Fatah’s Azzam al-Ahmad, right, and Saleh al-Arouri of Hamas shake hands after signing a reconciliation deal in Cairo, on October 12, 2017, as the two rival Palestinian movements ended their decade-long split following negotiations overseen by Egypt. (AFP/Khaled Desouki)
Azzam al-Ahmad, Fatah’s representative in the reconciliation talks, was quick to respond.
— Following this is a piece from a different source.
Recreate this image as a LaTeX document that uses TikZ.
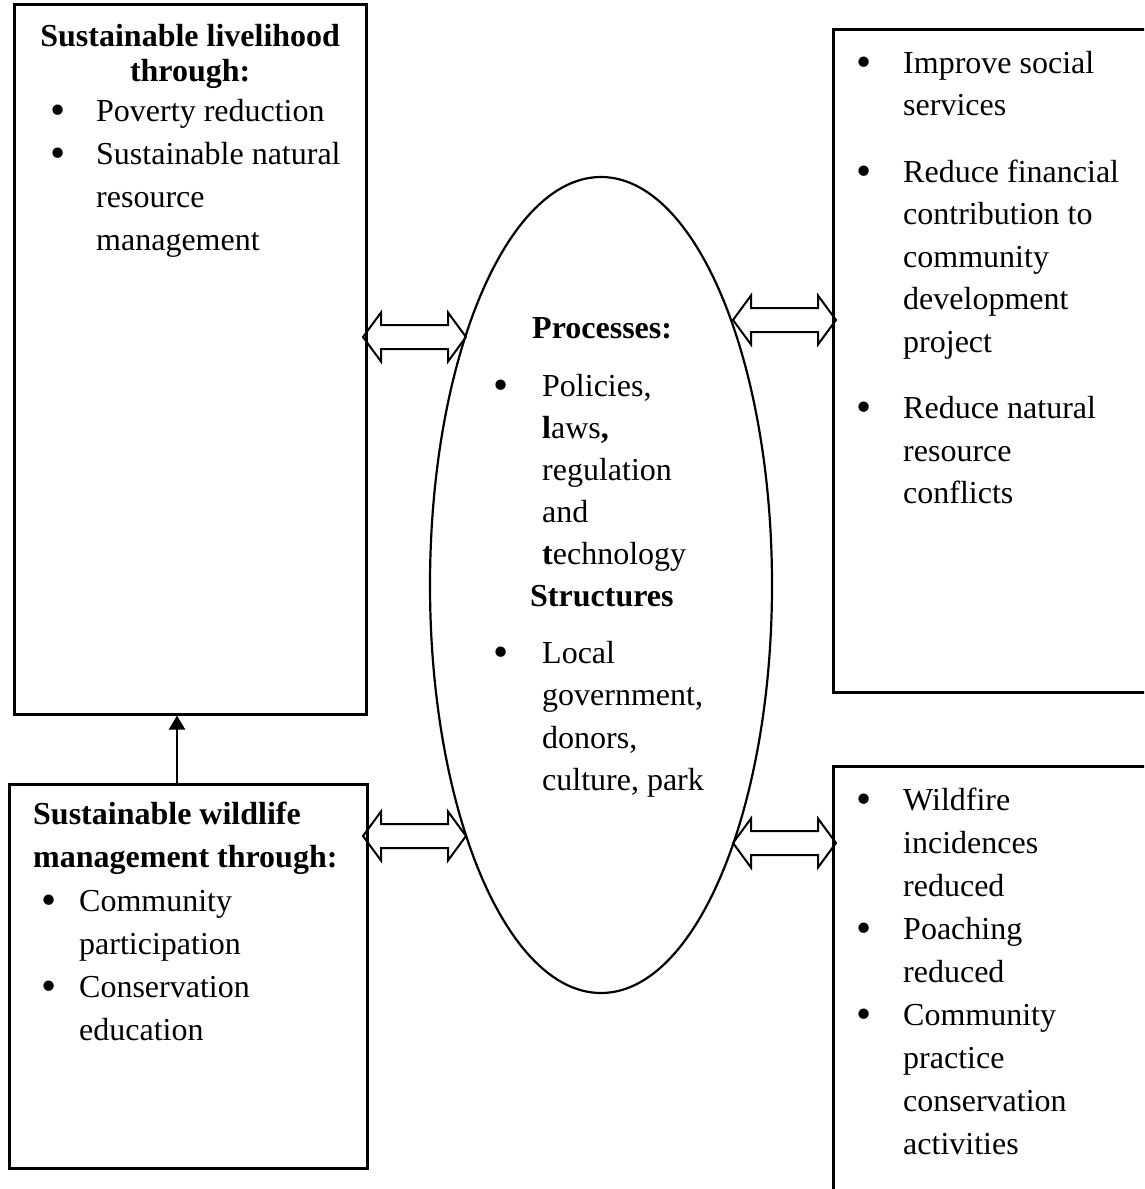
\documentclass[tikz,border=0pt]{standalone}
\usepackage{graphicx}
\usepackage{fontspec}
\setmainfont{Liberation Serif}
\usetikzlibrary{arrows.meta,calc,shapes.geometric}

%% Looks
\tikzset{
  frame/.style={draw, line width=3pt, inner sep=0pt},
  oval/.style={draw, ellipse, line width=2.2pt, inner sep=0pt},
  txt/.style={anchor=base west, inner sep=0pt},
  blockarrow/.style={draw, line width=2pt, line join=miter},
  uparrow/.style={line width=2pt, -{Triangle[width=16pt,length=14pt]}},
}
%% text block: width, line spacing, contents
\newcommand\tbox[3]{\vtop{\hsize=#1\linewidth=#1\parindent=0pt\parskip=0pt\baselineskip=#2\relax #3}}
%% bullet item with hanging indent
\newcommand\bul[1]{\par\noindent\hangindent=#1\hangafter=1\makebox[#1][l]{\raisebox{-3pt}{\scalebox{1.35}{\textbullet}}}\ignorespaces}
%% outlined left-right block arrow between two coordinates
\newcommand\blockarrowpath[2]{%
  \draw[blockarrow] (#1) -- ($(#1)+(18,-24.5)$) -- ($(#1)+(18,-12)$)
    -- ($(#2)+(-18,-12)$) -- ($(#2)+(-18,-24.5)$) -- (#2)
    -- ($(#2)+(-18,24.5)$) -- ($(#2)+(-18,12)$)
    -- ($(#1)+(18,12)$) -- ($(#1)+(18,24.5)$) -- cycle;}

\begin{document}
\begin{tikzpicture}[x=1pt,y=-1pt,every node/.style={font=\fontsize{32}{43}\selectfont}]
\useasboundingbox (0,0) rectangle (1144,1189);
\clip (0,0) rectangle (1144,1189);

%% boxes and ellipse
\node[frame, minimum width=352, minimum height=710] (liveli) at (190,359) {};
\node[frame, minimum width=358, minimum height=384] (wild) at (188,976) {};
\node[frame, minimum width=327, minimum height=663] (serv) at (996.5,360.5) {};
\node[frame, minimum width=327, minimum height=444] (fire) at (996.5,988) {};
\node[oval, minimum width=342, minimum height=816] (proc) at (601,585) {};

%% top left text
\node[txt] (livtitle) at (14,46) {\tbox{352pt}{35pt}{\centering\bfseries Sustainable livelihood\par through:}};
\node[txt] (livlist) at (50,121) {\tbox{320pt}{43pt}{\bul{46pt}Poverty reduction\bul{46pt}Sustainable natural\newline resource\newline management}};

%% bottom left text
\node[txt] (wildtitle) at (33,824) {\tbox{340pt}{43pt}{\bfseries Sustainable wildlife\par management through:}};
\node[txt] (wildlist) at (41,911) {\tbox{320pt}{43pt}{\bul{38pt}Community\newline participation\bul{38pt}Conservation\newline education}};

%% ellipse text
\node[txt] (prochead) at (532,338) {\textbf{Processes:}};
\node[txt] (proclist) at (493,396) {\tbox{250pt}{42pt}{\bul{49pt}Policies,\newline \textbf{l}aws\textbf{,}\newline regulation\newline and\newline \textbf{t}echnology}};
\node[txt] (structhead) at (530,606) {\textbf{Structures}};
\node[txt] (structlist) at (493,663) {\tbox{250pt}{42.5pt}{\bul{49pt}Local\newline government,\newline donors,\newline culture, park}};

%% right text
\node[txt] (servlist) at (856,73) {\tbox{300pt}{42.5pt}{\bul{47pt}Improve social\newline services\par\vspace{24pt}\bul{47pt}Reduce financial\newline contribution to\newline community\newline development\newline project\par\vspace{24pt}\bul{47pt}Reduce natural\newline resource\newline conflicts}};
\node[txt] (firelist) at (856,810) {\tbox{300pt}{43pt}{\bul{47pt}Wildfire\newline incidences\newline reduced\bul{47pt}Poaching\newline reduced\bul{47pt}Community\newline practice\newline conservation\newline activities}};

%% arrows
\coordinate (a1w) at (363,337); \coordinate (a1e) at (466,337);
\coordinate (a2w) at (363,836); \coordinate (a2e) at (466,836);
\coordinate (a3w) at (733,320); \coordinate (a3e) at (836,320);
\coordinate (a4w) at (733,843); \coordinate (a4e) at (836,843);
\blockarrowpath{a1w}{a1e}
\blockarrowpath{a2w}{a2e}
\blockarrowpath{a3w}{a3e}
\blockarrowpath{a4w}{a4e}
\coordinate (upx) at (177,0);
\draw[uparrow] (wild.north -| upx) -- (liveli.south -| upx);
\end{tikzpicture}
\end{document}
Echoing the statements of Fatah officials in recent weeks, he reiterated that there could be no agreement for full national unity that prevented the PA from retaking full control of the Gaza Strip.
“The extent of the [PA] government’s control in Gaza is zero,” Al-Ahmad said. “Hamas did not commit to anything, and its armed men are still going around the streets and taxing people.”
Al-Ahmad was referring to the fact that despite having officially given up on collecting import taxes and customs tariffs at the border crossings, Hamas has recently been playing a simple, dirty trick: It collects taxes and customs tariffs from the merchants, far from the border crossings, in the various cities of the Gaza Strip.
Already a sham in many ways, its seems it’s only a matter of time before this latest reconciliation agreement is officially relegated to the dustbin of history.